Some power conditioners are rated in WATTS (PS Audio, Hydra, eg) and some are rated in VA (Equitech, eg).
To size a power conditioner rated in VA: add up all the equipment power ratings that are given in WATTS and double that value. Add the (2xwatts) to the total power rating of equipment given in VA. That's the size of the power conditioner in VA. Or in your case, 2x300+12=612VA. Pick the next size larger than 612 to be sure.
To size a power conditioner rated in WATTS: add up all the equipment power ratings that are given in WATTS. Add the watts to the total power rating of equipment given in VA. That's the size of the power conditioner in WATTS. Or, 300+12=312 Watts. A 300W unit will do it.
Also note that amps can have a power output greater than their nominal rating. Check the owners manual and see what's the maximum power draw/rating that the amp has. For example, if your amp is 300W into 8 ohms and 400 Watts into 4 ohms, then use 400 watts.

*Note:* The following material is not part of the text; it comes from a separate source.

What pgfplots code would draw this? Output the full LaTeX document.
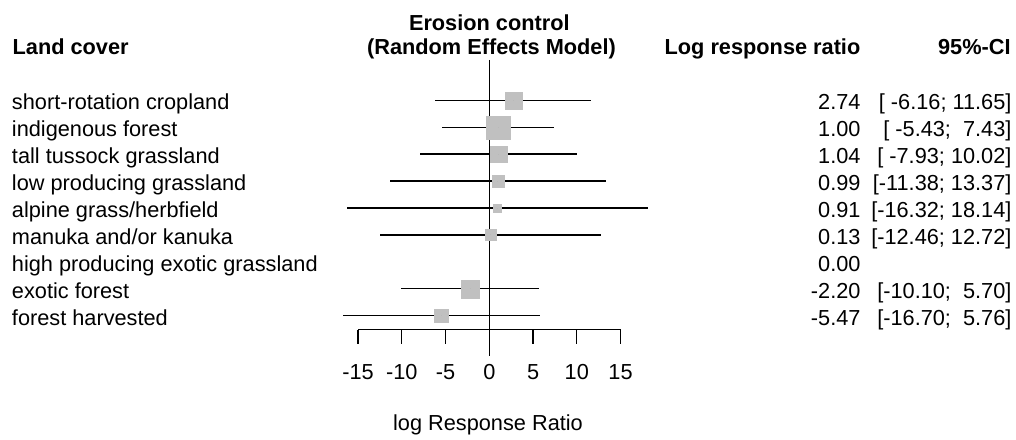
\documentclass[border=0pt]{standalone}
\usepackage{fontspec}
\setmainfont{Liberation Sans}
\usepackage{pgfplots}
\usepackage{pgfplotstable}
\pgfplotsset{compat=1.18}
\definecolor{sqgray}{RGB}{192,192,192}

% row position, estimate, CI lower, CI upper, half side of square (pt)
\pgfplotstableread{
y   est    lo      hi     s
-1  2.74   -6.16   11.65  6.3
-2  1.00   -5.43   7.43   8.7
-3  1.04   -7.93   10.02  6.3
-4  0.99   -11.38  13.37  4.5
-5  0.91   -16.32  18.14  3.0
-6  0.13   -12.46  12.72  4.0
-8  -2.20  -10.10  5.70   6.8
-9  -5.47  -16.70  5.76   5.15
}\ci

\begin{document}
\fontsize{16.3pt}{19.5pt}\selectfont
\begin{tikzpicture}[font=\fontsize{16.3pt}{19.5pt}\selectfont]
\begin{axis}[
  x=6.5625pt, y=20.1975pt,
  xmin=-15, xmax=15, ymin=-9.513, ymax=0.5,
  enlargelimits=false,
  axis x line*=bottom, axis y line=none,
  clip=false,
  xtick={-15,-10,...,15},
  tick align=outside,
  major tick length=10.5pt,
  axis line style={line width=1pt, black},
  major tick style={line width=1pt, black},
  /pgf/number format/assume math mode=true,
  xticklabel style={anchor=base, yshift=-26.8pt, inner sep=0pt},
  xlabel={log Response Ratio},
  xlabel style={at={(axis cs:-0.15,-13.243)}, anchor=base, inner sep=0pt},
]
% reference line
\addplot[black, line width=1pt, forget plot] coordinates {(0,0.498) (0,-10.506)};
% squares
\addplot[scatter, only marks, mark=square*,
  scatter/use mapped color={draw=sqgray, fill=sqgray},
  mark options={line width=0.2pt},
  visualization depends on={\thisrow{s} \as \msz},
  scatter/@pre marker code/.append style={/tikz/mark size=\msz}]
  table[x=est, y=y]{\ci};
% confidence intervals
\addplot[only marks, mark=none, mark size=0pt,
  error bars/.cd, x dir=both, x explicit, error mark=none,
  error bar style={line width=1pt, black}]
  table[x=est, y=y,
        x error plus expr=\thisrow{hi}-\thisrow{est},
        x error minus expr=\thisrow{est}-\thisrow{lo}]{\ci};
% estimate ticks
\addplot[only marks, mark=none, mark size=0pt,
  error bars/.cd, y dir=both, y fixed=0.14, error mark=none,
  error bar style={line width=1.3pt, black, line cap=butt}]
  table[x=est, y=y]{\ci};

% headers
\node[anchor=base west, inner sep=0pt, font=\bfseries] at (axis cs:-54.5,0.69) {Land cover};
\node[anchor=base, inner sep=0pt, font=\bfseries] at (axis cs:0,1.61) {Erosion control};
\node[anchor=base, inner sep=0pt, font=\bfseries] at (axis cs:0.25,0.69) {(Random Effects Model)};
\node[anchor=base east, inner sep=0pt, font=\bfseries] at (axis cs:42.43,0.69) {Log response ratio};
\node[anchor=base east, inner sep=0pt, font=\bfseries] at (axis cs:59.6,0.69) {95\%-CI};

% row labels
\node[anchor=base west, inner sep=0pt] at (axis cs:-54.58,-1.355) {short-rotation cropland};
\node[anchor=base west, inner sep=0pt] at (axis cs:-54.58,-2.355) {indigenous forest};
\node[anchor=base west, inner sep=0pt] at (axis cs:-54.58,-3.355) {tall tussock grassland};
\node[anchor=base west, inner sep=0pt] at (axis cs:-54.58,-4.355) {low producing grassland};
\node[anchor=base west, inner sep=0pt] at (axis cs:-54.58,-5.355) {alpine grass/herbfield};
\node[anchor=base west, inner sep=0pt] at (axis cs:-54.58,-6.355) {manuka and/or kanuka};
\node[anchor=base west, inner sep=0pt] at (axis cs:-54.58,-7.355) {high producing exotic grassland};
\node[anchor=base west, inner sep=0pt] at (axis cs:-54.58,-8.355) {exotic forest};
\node[anchor=base west, inner sep=0pt] at (axis cs:-54.58,-9.355) {forest harvested};

% estimates
\node[anchor=base east, inner sep=0pt] at (axis cs:42.45,-1.355) {2.74};
\node[anchor=base east, inner sep=0pt] at (axis cs:42.45,-2.355) {1.00};
\node[anchor=base east, inner sep=0pt] at (axis cs:42.45,-3.355) {1.04};
\node[anchor=base east, inner sep=0pt] at (axis cs:42.45,-4.355) {0.99};
\node[anchor=base east, inner sep=0pt] at (axis cs:42.45,-5.355) {0.91};
\node[anchor=base east, inner sep=0pt] at (axis cs:42.45,-6.355) {0.13};
\node[anchor=base east, inner sep=0pt] at (axis cs:42.45,-7.355) {0.00};
\node[anchor=base east, inner sep=0pt] at (axis cs:42.45,-8.355) {-2.20};
\node[anchor=base east, inner sep=0pt] at (axis cs:42.45,-9.355) {-5.47};

% confidence intervals text
\node[anchor=base east, inner sep=0pt] at (axis cs:59.7,-1.355) {[ -6.16; 11.65]};
\node[anchor=base east, inner sep=0pt] at (axis cs:59.7,-2.355) {[ -5.43;\ \ 7.43]};
\node[anchor=base east, inner sep=0pt] at (axis cs:59.7,-3.355) {[ -7.93; 10.02]};
\node[anchor=base east, inner sep=0pt] at (axis cs:59.7,-4.355) {[-11.38; 13.37]};
\node[anchor=base east, inner sep=0pt] at (axis cs:59.7,-5.355) {[-16.32; 18.14]};
\node[anchor=base east, inner sep=0pt] at (axis cs:59.7,-6.355) {[-12.46; 12.72]};
\node[anchor=base east, inner sep=0pt] at (axis cs:59.7,-8.355) {[-10.10;\ \ 5.70]};
\node[anchor=base east, inner sep=0pt] at (axis cs:59.7,-9.355) {[-16.70;\ \ 5.76]};

\coordinate (bbl) at (axis cs:-55.92,-13.577);
\coordinate (btr) at (axis cs:60.19,2.7245);
\end{axis}
\pgfresetboundingbox
\path[use as bounding box] (bbl) rectangle (btr);
\end{tikzpicture}
\end{document}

Best-bet-can-never-go-wrong: size your power conditioner for the wall power standard of 15 amps/120volt or 1800VA.
I understand the difference between true power and apparent power but I never knew about the difference in ratings from power conditioners rated in VA to those in watts.
GS, if you double the watts to get the approriate VA, why don't you halve the VA to get the appropriate watts. With 12VA or 12 watts it doesn't really matter that much but if the numbers were bigger it would. Using your math I would choose a 500 watt conditioner for a 500VA load when it looks like a 250 watt unit would suffice.